Muchos creen que todo acaba con la muerte, que no hay nada más. La muerte sería, según ellos, la última palabra. Pero la muerte es la primera pregunta. No podemos vivir como-si-no-tuviéramos-que-morir, porque tenemos que morir, lo sabemos. Por eso, para vivir en libertad, es necesario liberarnos del fantasma y del miedo a la muerte. De lo contrario viviremos muertos de miedo a la muerte.
Nos cuesta mucho creer en la vida después de la vida. Algo nos barruntamos, algo nos tememos, algo anhelamos, porque ciertamente nos resistimos a morir. ¿Es sólo un deseo? ¿Una proyección de nuestro deseo? Pero, entonces, ¿de dónde y por qué surge en nosotros ese deseo? Porque lo cierto es que tenemos otros muchos deseos -ser más alto, más flaco, más guapo...- pero no creemos en ellos.

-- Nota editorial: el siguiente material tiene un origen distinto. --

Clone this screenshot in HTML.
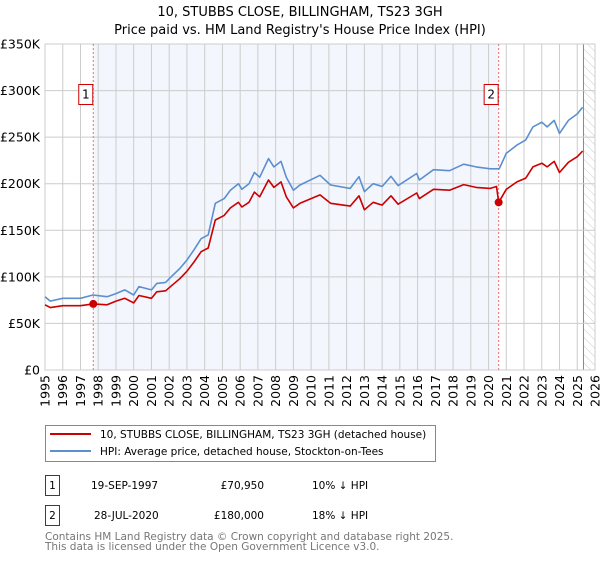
<!DOCTYPE html>
<html><head><meta charset="utf-8"><style>
body{margin:0;background:#fff;width:600px;height:560px;overflow:hidden;font-family:"DejaVu Sans","Liberation Sans",sans-serif}
svg text{font-family:"DejaVu Sans","Liberation Sans",sans-serif}
</style></head><body>
<svg id="c" width="600" height="560" xmlns="http://www.w3.org/2000/svg">
<defs><pattern id="hatch" width="6" height="6" patternUnits="userSpaceOnUse" patternTransform="rotate(-45)"><line x1="0" y1="0" x2="0" y2="6" stroke="#ccc" stroke-width="1"/></pattern></defs>
<text x="300" y="16" text-anchor="middle" font-size="13" fill="#000">10, STUBBS CLOSE, BILLINGHAM, TS23 3GH</text>
<text x="300" y="34" text-anchor="middle" font-size="13" fill="#000">Price paid vs. HM Land Registry's House Price Index (HPI)</text>
<g id="plot"></g>
<g>
<rect x="45.5" y="425.5" width="390" height="36" fill="#fff" stroke="#888"/>
<line x1="50" y1="434" x2="91" y2="434" stroke="#cc0000" stroke-width="2"/>
<text x="100" y="438" font-size="10.5">10, STUBBS CLOSE, BILLINGHAM, TS23 3GH (detached house)</text>
<line x1="50" y1="451" x2="91" y2="451" stroke="#5b8fd0" stroke-width="2"/>
<text x="100" y="455" font-size="10.5">HPI: Average price, detached house, Stockton-on-Tees</text>
</g>
<g font-size="10.5">
<rect x="45.5" y="475.5" width="14" height="20" fill="#fff" stroke="#cc0000"/>
<text x="52.5" y="489" text-anchor="middle">1</text>
<text x="91" y="489">19-SEP-1997</text>
<text x="264" y="489" text-anchor="end">£70,950</text>
<text x="312" y="489">10% ↓ HPI</text>
<rect x="45.5" y="505.5" width="14" height="20" fill="#fff" stroke="#cc0000"/>
<text x="52.5" y="519" text-anchor="middle">2</text>
<text x="94" y="519">28-JUL-2020</text>
<text x="264" y="519" text-anchor="end">£180,000</text>
<text x="312" y="519">18% ↓ HPI</text>
</g>
<text x="45" y="540" font-size="10.5" fill="#777">Contains HM Land Registry data © Crown copyright and database right 2025.</text>
<text x="45" y="550" font-size="10.5" fill="#777">This data is licensed under the Open Government Licence v3.0.</text>
</svg>
<script>
const hpiYears=[1995.0,1995.3,1996,1997,1997.7,1998.5,1999,1999.5,2000,2000.3,2001,2001.3,2001.8,2002.1,2002.6,2003,2003.4,2003.8,2004.2,2004.6,2005.1,2005.45,2005.9,2006.1,2006.5,2006.8,2007.1,2007.6,2007.9,2008.3,2008.6,2009,2009.37,2010.5,2011.1,2012.2,2012.7,2013,2013.5,2014,2014.5,2014.9,2015.95,2016.1,2016.9,2017.8,2018.6,2019.3,2020.1,2020.6,2021,2021.6,2022.1,2022.5,2023,2023.3,2023.7,2024,2024.5,2025,2025.3];
const hpiValues=[78.7,74,77,77,80.5,78.7,82,86,80.5,89.5,86,93,94,100,109,118,129,141,145,179,184,193,200,194,200,212,207,227,218,224,207,193,198.6,209,198.6,195,207.5,191.5,200,197,208,198,211,204,215,214,221,218,216,216,232.6,241.5,247,261,266,261,268,254,268,275,282];
const priceYears=[1995.0,1995.3,1996,1997,1997.72,1998.5,1999,1999.5,2000,2000.3,2001,2001.3,2001.8,2002.1,2002.6,2003,2003.4,2003.8,2004.2,2004.6,2005.1,2005.45,2005.9,2006.1,2006.5,2006.8,2007.1,2007.6,2007.9,2008.3,2008.6,2009,2009.37,2010.5,2011.1,2012.2,2012.7,2013,2013.5,2014,2014.5,2014.9,2015.95,2016.1,2016.9,2017.8,2018.6,2019.3,2020.1,2020.45,2020.57,2021,2021.6,2022.1,2022.5,2023,2023.3,2023.7,2024,2024.5,2025,2025.3];
const priceValues=[70,67,69,69,70.95,70,74,77,72,80,77,84,85,90,98,106,116,127,131,161,166,174,180,175,180,191,186,204,196,202,186,174,179,188,179,176,187,172,180,177,187,178,190,184,194,193,199,196,195,197,180,194,202,206,218,222,218,224,212,223,229,235];
const sales=[[1997.72,70950,"1"],[2020.57,180000,"2"]];
const yTicks=[0,50,100,150,200,250,300,350];
const yTickLabels=["£0","£50K","£100K","£150K","£200K","£250K","£300K","£350K"];
const xTicks=[1995,1996,1997,1998,1999,2000,2001,2002,2003,2004,2005,2006,2007,2008,2009,2010,2011,2012,2013,2014,2015,2016,2017,2018,2019,2020,2021,2022,2023,2024,2025,2026];

const NS="http://www.w3.org/2000/svg";
const X0=45,X1=595,Y0=370,Y1=44;
const sx=y=>X0+(y-1995)/(2026-1995)*(X1-X0);
const sy=v=>Y0-v/350*(Y0-Y1);
const plot=document.getElementById('plot');
function mk(tag,attrs,parent){const e=document.createElementNS(NS,tag);for(const k in attrs)e.setAttribute(k,attrs[k]);(parent||plot).appendChild(e);return e;}

let bg=mk('rect',{x:X0,y:Y1,width:X1-X0,height:Y0-Y1,fill:'#fff'});


let sh=mk('rect',{x:sx(sales[0][0]),y:Y1,width:sx(sales[1][0])-sx(sales[0][0]),height:Y0-Y1,fill:'#f0f4fc',opacity:0.8});


let ht=mk('rect',{x:sx(2025.35),y:Y1,width:X1-sx(2025.35),height:Y0-Y1,fill:'url(#hatch)'});


let hl=mk('line',{x1:sx(2025.35),x2:sx(2025.35),y1:Y1,y2:Y0,stroke:'#888','stroke-width':1});



yTicks.forEach((t,i)=>{
  let g=mk('line',{x1:X0,x2:X1,y1:sy(t),y2:sy(t),stroke:'#ccc','stroke-width':1});
  
  
  let tx=mk('text',{x:40,y:sy(t)+4.5,'text-anchor':'end','font-size':12.5,fill:'#000'});
  tx.textContent=yTickLabels[i];
  
  
});
xTicks.forEach(t=>{
  let g=mk('line',{x1:sx(t),x2:sx(t),y1:Y1,y2:Y0,stroke:'#ccc','stroke-width':1});
  
  
  let tx=mk('text',{x:0,y:0,'text-anchor':'end','font-size':12.5,fill:'#000',transform:`translate(${sx(t)+4.5},375) rotate(-90)`});
  tx.textContent=t;
  
  
});
let fr=mk('rect',{x:X0,y:Y1,width:X1-X0,height:Y0-Y1,fill:'none',stroke:'#ccc'});



sales.forEach(s=>{
  let l=mk('line',{x1:sx(s[0]),x2:sx(s[0]),y1:Y1,y2:Y0,stroke:'#f07070','stroke-width':1,'stroke-dasharray':'2,2'});
  
  
  let r=mk('rect',{x:sx(s[0])-14.5,y:84.5,width:14,height:20,fill:'#fff',stroke:'#cc0000'});
  
  
  let t=mk('text',{x:sx(s[0])-7.5,y:98.5,'text-anchor':'middle','font-size':12});
  t.textContent=s[2];
  
  
});

function line(xs,vs,color,name){
  const d=xs.map((y,i)=>(i?'L':'M')+sx(y).toFixed(1)+','+sy(vs[i]).toFixed(1)).join('');
  const p=mk('path',{d:d,fill:'none',stroke:color,'stroke-width':1.6,'stroke-linejoin':'round'});
  
  
}
line(hpiYears,hpiValues,'#5b8fd0','hpi-line');
line(priceYears,priceValues,'#cc0000','price-paid-line');
sales.forEach(s=>{
  let c=mk('circle',{cx:sx(s[0]),cy:sy(s[1]/1000),r:4,fill:'#cc0000'});
  
  
});
</script>
</body></html>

Los que niegan otra vida aducen siempre la falta de pruebas, de señales objetivas. No hay, dicen, ningún caso de un muerto que haya resucitado y haya sido visto. Pero en eso se equivocan, porque hay un caso. La fe cristiana, precisamente, descansa en el testimonio de muchos que han tenido la experiencia de ver a un muerto resucitado. Los cristianos creemos a los testigos que lo vieron.
Naturalmente, una cosa es que un muerto resucite y otra que el resucitado tenga que acomodarse a las exigencias de nuestra limitada experiencia empírica. Los testigos de la resurrección de Jesús han dejado bien claro que Jesús, que era el mismo antes y después, ya no era lo mismo a partir de la resurrección. Es decir que la vida después de la muerte sigue siendo vida, aunque ya no esté mortificada por los condicionamientos de espacio y tiempo, que nos tienen atrapados momentáneamente.
¿Qué cómo es la vida después de la vida, la otra vida? Lo sabremos a su tiempo. De momento sólo podemos creer lo que aún está por ver. Hay un cielo que creemos. Y hay muchos cielos que fantaseamos. Pero esos cielos no son el cielo.